Legendary cognitive psychologist Jean Piaget is translated for claiming; ‘play makes for the satisfaction of the ego rather than for its subordination to reality’. Play emphasises the boredoms of living and yet it can take on an altogether different characteristic according to how you live. One could go even further (and so I will) and claim that this gives an emblematic study of ideology思想; in which fantasy struggles to maintain its reality under pragmatic maturity (the broom can become the horse, or belong to the scary witch, or change you into Taylor Swift, or a knight… but eventually someone older and cranky will want you to use it to clean up the mess.

park in Hunan
Shanghai: ‘Go Fight In’

All The world’s A Play

Life is peppered with this constant flow of dualities, between resistance and submission, like two oceans interlocking.
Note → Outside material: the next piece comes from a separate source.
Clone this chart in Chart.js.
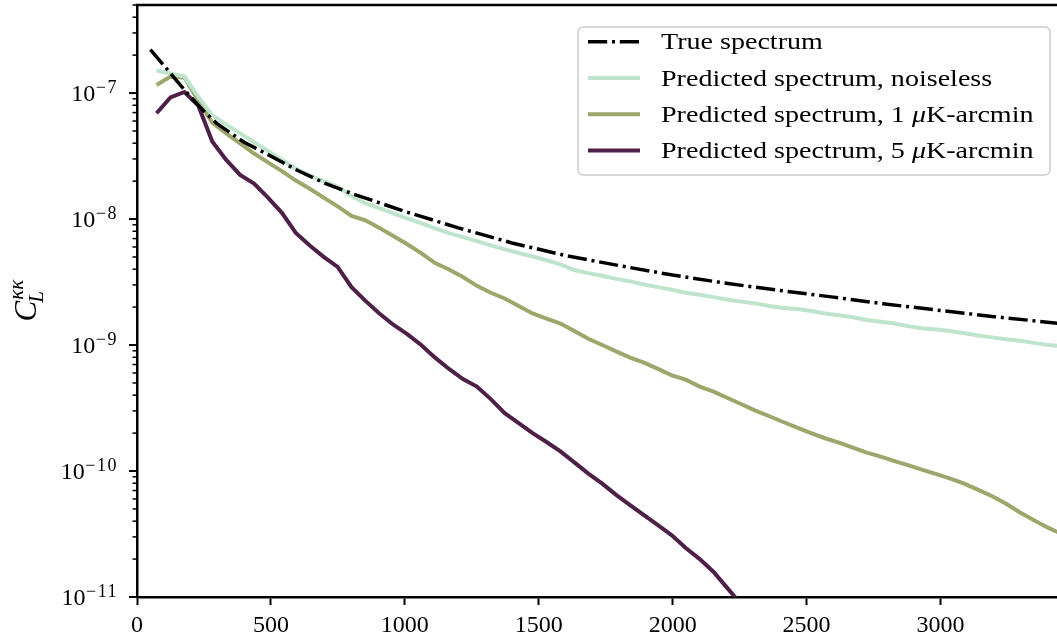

But didn’t Piaget realise that reality has its own ego and that play is actually closer to understanding the mechanisms of reality? And to break away from any story or function is to realise our own precarious identity. All the world is a stage that allows us to be many and one. Surely he read Shakespeare;
“History adds that before or after his death he found himself facing God and said:
I who have been so many men in vain, want to be one man, myself alone. From
out of a whirlwind the voice of God replied: I am not either. I dreamed the world
the way you dreamed your work, my Shakespeare, one of the forms of my dreams
was you, who, like me, are many and one.”